Lindsay Falvey is an Australian agricultural scientist and author renowned for his contributions to sustainable agriculture and rural development. He has held careers in business, government and academia and is currently an Australian Commissioner for International Agricultural Research, among other governance and advisory roles. In his writing, he focuses on topics concerning agricultural science and philosophy, religion, international development and spiritual development. He was a resident at the Bellagio Center in 1996 and 2010, studying at the intersection of spiritualism and agricultural development.

A few words from Lindsay

“Back in the 1990s, the residents’ seminars were stimulating and diverse, especially those about or by experts from less developed nations.”

A Quote from Food Environment Education

“It was agriculture that enabled human beings to become producers rather than hunters and gatherers, and in doing so to settle into communities.

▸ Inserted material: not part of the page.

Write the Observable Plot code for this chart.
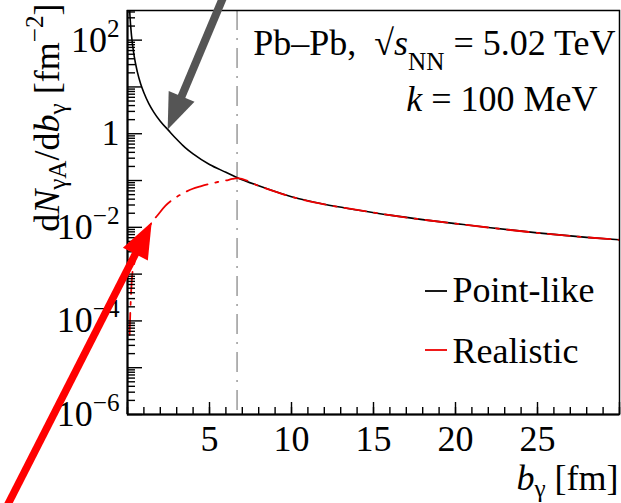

From these earliest settlements have developed the elaborate and complex societies of today. During all these millennia, we have tended to take agriculture for granted. This is unfortunate, and unfair by all those – farm men and women in the fields, scientists in their laboratories, and policymakers in parliaments and elsewhere, for instance – who have contributed to the development of agriculture; an enterprise that is as significant as it is exciting.”

Synopsis

Agricultural education faces the choice of becoming a variable output from science or skills-oriented courses with less understanding of the interactions between science, people and the environment, or of shifting its own orientation to embrace public requirements and emerging technologies. Individual institutions and nations will determine their own response if they indeed recognize the choice. The great agricultural education centers of the world next century will, more probably, be those that are able to offer their services within areas of specialization on an international basis, and which create a learning environment that encourages motivated students to understand agriculture as the management of risks within the environment – the management of natural resources.